# [Task goal]
Reproduce the listing below exactly, beginning with its first line and ending with the line that holds "import seaborn as sns"; pictures are not part of the copy.
··· Provided records ···
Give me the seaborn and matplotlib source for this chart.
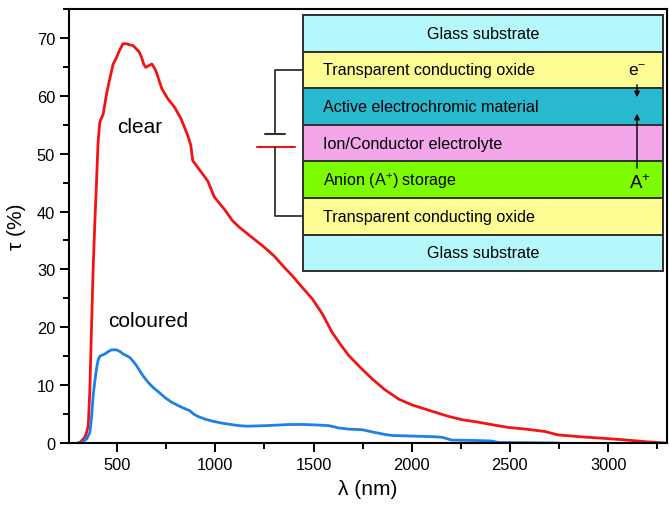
import matplotlib
matplotlib.use("Agg")
import matplotlib.pyplot as plt
from matplotlib.patches import Rectangle
from matplotlib.ticker import MultipleLocator
import pandas as pd
import seaborn as sns

# transmittance spectra
wl_clear = [300, 311, 319, 336, 345, 353, 361, 370, 378, 387, 395, 403, 412, 429, 446, 463, 480, 497,
            514, 530, 547, 564, 581, 598, 612, 624, 636, 646, 660, 677, 690, 700, 715, 728, 758, 793,
            826, 860, 875, 885, 911, 935, 961, 995, 1046, 1088, 1122, 1180, 1240, 1300, 1350, 1392,
            1440, 1494, 1545, 1595, 1640, 1680, 1740, 1798, 1860, 1933, 2000, 2102, 2187, 2260, 2339,
            2420, 2491, 2580, 2677, 2710, 2745, 2850, 2982, 3100, 3200, 3290]
tau_clear = [0.0, 0.1, 0.4, 1.0, 1.9, 3.0, 9.0, 20.5, 30.1, 38.5, 45.0, 52.0, 55.5, 56.8, 60.3, 63.0,
             65.5, 66.6, 68.0, 69.0, 69.0, 68.8, 68.7, 68.1, 67.6, 66.7, 65.4, 64.9, 65.2, 65.5, 64.8,
             64.1, 62.5, 61.2, 59.5, 58.0, 56.0, 53.1, 51.5, 48.8, 47.6, 46.5, 45.3, 42.5, 40.4, 38.4,
             37.3, 35.7, 34.1, 32.3, 30.4, 28.9, 27.0, 24.9, 22.3, 19.1, 16.9, 15.1, 13.0, 11.1, 9.3,
             7.6, 6.6, 5.5, 4.6, 4.0, 3.6, 3.1, 2.7, 2.4, 2.0, 1.7, 1.4, 1.1, 0.8, 0.5, 0.2, 0.0]

wl_col = [300, 319, 345, 361, 370, 378, 387, 395, 403, 412, 438, 455, 472, 497, 515, 530, 564, 580,
          598, 615, 632, 655, 683, 712, 742, 775, 809, 840, 869, 890, 911, 950, 995, 1040, 1080, 1120,
          1164, 1210, 1257, 1320, 1376, 1450, 1528, 1578, 1629, 1680, 1747, 1815, 1860, 1900, 2000,
          2102, 2153, 2204, 2300, 2407, 2441, 2600, 2750]
tau_col = [0.0, 0.1, 0.7, 1.8, 4.5, 8.2, 10.8, 12.8, 14.3, 15.0, 15.4, 15.8, 16.1, 16.1, 15.8, 15.4,
           14.8, 14.2, 13.4, 12.5, 11.6, 10.6, 9.6, 8.8, 7.9, 7.1, 6.5, 6.0, 5.6, 5.0, 4.6, 4.1, 3.7,
           3.4, 3.2, 3.0, 2.9, 2.95, 3.0, 3.1, 3.2, 3.2, 3.1, 3.0, 2.6, 2.4, 2.3, 1.8, 1.5, 1.3, 1.2,
           1.1, 1.0, 0.5, 0.45, 0.35, 0.1, 0.05, 0.0]

# device stack for the inset, top to bottom
layer_names = ["Glass substrate", "Transparent conducting oxide", "Active electrochromic material",
               "Ion/Conductor electrolyte", "Anion (A$^{+}$) storage", "Transparent conducting oxide",
               "Glass substrate"]
layer_colors = ["#b4f8fc", "#fcfc92", "#27b9cf", "#f3a6e9", "#7dfb00", "#fcfc92", "#b4f8fc"]

sns.set_style("ticks")
plt.rcParams['font.family'] = ['Liberation Sans', 'DejaVu Sans']
plt.rcParams['mathtext.fontset'] = 'custom'
plt.rcParams['mathtext.rm'] = 'Liberation Sans'
plt.rcParams['mathtext.it'] = 'Liberation Sans'
for k in ['text.color', 'axes.labelcolor', 'xtick.color', 'ytick.color']:
    plt.rcParams[k] = 'black'

W, H = 669, 506
fig = plt.figure(figsize=(W / 100, H / 100), dpi=100)
ax = fig.add_axes([69 / W, (H - 444) / H, (667 - 69) / W, (444 - 10) / H])

df = pd.concat([
    pd.DataFrame({"wl": wl_clear, "tau": tau_clear, "state": "clear"}),
    pd.DataFrame({"wl": wl_col, "tau": tau_col, "state": "coloured"}),
])
sns.lineplot(data=df, x="wl", y="tau", hue="state", sort=False, estimator=None,
             palette={"clear": "#f01414", "coloured": "#1f7fe8"}, linewidth=2.0,
             legend=False, ax=ax)

ax.set_xlim(255, 3300)
ax.set_ylim(0, 75)
ax.xaxis.set_major_locator(MultipleLocator(500))
ax.xaxis.set_minor_locator(MultipleLocator(250))
ax.yaxis.set_major_locator(MultipleLocator(10))
ax.yaxis.set_minor_locator(MultipleLocator(5))
ax.tick_params(which="major", length=6.5, width=1.4, labelsize=11.8, direction="out")
ax.tick_params(which="minor", length=4.3, width=1.4, direction="out")
for s in ax.spines.values():
    s.set_linewidth(1.5)
    s.set_color("black")
ax.set_xlabel("λ (nm)", fontsize=15, labelpad=5)
ax.set_ylabel("τ (%)", fontsize=15, labelpad=8)

ax.text(615, 54.7, "clear", fontsize=15, ha="center", va="center")
ax.text(656, 21.1, "coloured", fontsize=15, ha="center", va="center")

# inset drawn on an overlay in pixel units
ov = fig.add_axes([0, 0, 1, 1])
ov.set_xlim(0, W)
ov.set_ylim(H, 0)
ov.axis("off")
ov.patch.set_visible(False)

box_l, box_r, box_t, lay_h = 303, 663, 16, 36.6
for i, (name, col) in enumerate(zip(layer_names, layer_colors)):
    y0 = box_t + i * lay_h
    ov.add_patch(Rectangle((box_l, y0), box_r - box_l, lay_h, facecolor=col,
                           edgecolor="#303030", linewidth=1.4))
    if name == "Glass substrate":
        ov.text((box_l + box_r) / 2, y0 + lay_h / 2, name, fontsize=11.6, ha="center", va="center")
    else:
        ov.text(box_l + 20, y0 + lay_h / 2, name, fontsize=11.6, ha="left", va="center")

# external circuit with battery
y_top = box_t + 1.5 * lay_h
y_bot = box_t + 5.5 * lay_h
wx = 275
ov.plot([box_l, wx, wx], [y_top, y_top, 135], color="#303030", lw=1.3)
ov.plot([265, 285], [135, 135], color="#303030", lw=1.5)
ov.plot([257, 295], [148, 148], color="#e01818", lw=1.5)
ov.plot([wx, wx, box_l], [148, y_bot, y_bot], color="#303030", lw=1.3)

# charge arrows
ax_x = 637
ov.text(ax_x, y_top, "e$^{-}$", fontsize=12.5, ha="center", va="center")
ov.annotate("", xy=(ax_x, 101), xytext=(ax_x, 83),
            arrowprops=dict(arrowstyle="-|>", color="black", lw=1.0, mutation_scale=8))
ov.annotate("", xy=(ax_x, 112), xytext=(ax_x, 172),
            arrowprops=dict(arrowstyle="-|>", color="black", lw=1.0, mutation_scale=8))
ov.text(ax_x + 3, 184, "A$^{+}$", fontsize=13.5, ha="center", va="center")

fig.savefig("out.png", dpi=100)
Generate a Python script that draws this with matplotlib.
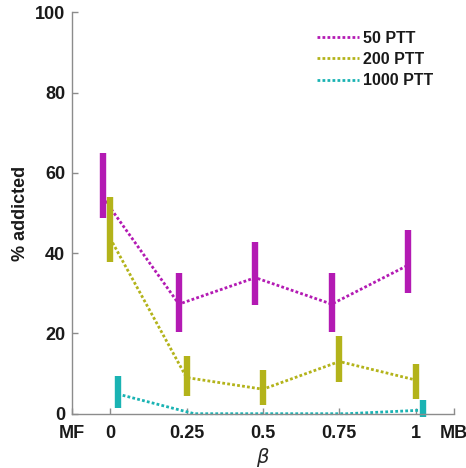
import matplotlib
matplotlib.use('Agg')
import matplotlib.pyplot as plt
import numpy as np

plt.rcParams['font.family'] = ['Liberation Sans', 'DejaVu Sans']

# beta values and group labels
beta = [0, 0.25, 0.5, 0.75, 1]
labels = ['50 PTT', '200 PTT', '1000 PTT']
colors = ['#b31ab3', '#b3b31a', '#1ab3b3']
offsets = [-0.025, 0, 0.025]

# % addicted: mean, lower, upper
mean_50 = [54, 27.3, 33.9, 27.3, 37.0]
low_50 = [48.7, 20.4, 27.1, 20.4, 30.0]
high_50 = [65.0, 35.1, 42.7, 35.1, 45.8]

mean_200 = [43.7, 9.0, 6.1, 13.0, 8.4]
low_200 = [37.7, 4.4, 2.1, 7.8, 3.7]
high_200 = [54.1, 14.5, 10.8, 19.4, 12.3]

mean_1000 = [4.9, 0, 0, 0, 0.9]
low_1000 = [1.3, 0, 0, 0, -0.7]
high_1000 = [9.4, 0, 0, 0, 3.4]

means = [mean_50, mean_200, mean_1000]
lows = [low_50, low_200, low_1000]
highs = [high_50, high_200, high_1000]

xticks = [-0.125, 0, 0.25, 0.5, 0.75, 1, 1.125]
xticklabels = ['MF', '0', '0.25', '0.5', '0.75', '1', 'MB']

fig = plt.figure(figsize=(4.66, 4.68), dpi=100)
ax = fig.add_axes([0.1545, 0.116, 0.8195, 0.8577])

for m, lo, hi, c, off, lab in zip(means, lows, highs, colors, offsets, labels):
    x = np.array(beta) + off
    ax.plot(x, m, linestyle=(0, (1, 0.8)), color=c, linewidth=2, label=lab, clip_on=False)
    ax.vlines(x, lo, hi, color=c, linewidth=4.6, capstyle='butt', clip_on=False)

ax.set_xlim(-0.125, 1.125)
ax.set_ylim(0, 100)
ax.set_xticks(xticks)
ax.set_xticklabels(xticklabels)
ax.set_yticks([0, 20, 40, 60, 80, 100])

for s in ['top', 'right']:
    ax.spines[s].set_visible(False)
for s in ['left', 'bottom']:
    ax.spines[s].set_color('#8c8c8c')
    ax.spines[s].set_linewidth(1)

ax.tick_params(direction='in', length=4, width=1, color='#8c8c8c', labelsize=13)
ax.tick_params(axis='x', pad=8)
ax.tick_params(axis='y', pad=5)
for t in ax.get_xticklabels() + ax.get_yticklabels():
    t.set_fontweight('bold')
    t.set_color('#1a1a1a')

ax.set_ylabel('% addicted', fontsize=13, fontweight='bold', color='#1a1a1a', labelpad=4)
ax.set_xlabel(r'$\beta$', fontsize=14, color='#262626', labelpad=3)

leg = ax.legend(loc='upper left', bbox_to_anchor=(0.605, 0.99), frameon=False,
                handlelength=2.6, handletextpad=0.25, labelspacing=0.4,
                prop={'size': 11.5, 'weight': 'bold'})
for t in leg.get_texts():
    t.set_color('#1a1a1a')

fig.savefig('out.png', dpi=100)
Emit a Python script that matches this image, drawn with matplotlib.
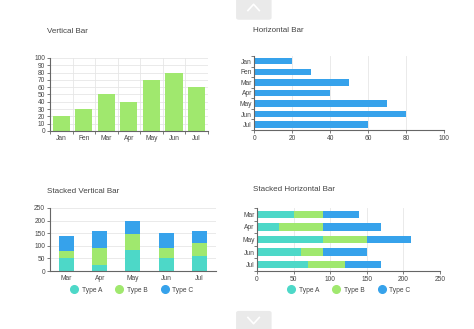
···
# [Result]
Give me the seaborn and matplotlib source for this chart.
import matplotlib
matplotlib.use("Agg")
import matplotlib.pyplot as plt
from matplotlib.patches import Rectangle
from matplotlib.ticker import MultipleLocator
import pandas as pd
import seaborn as sns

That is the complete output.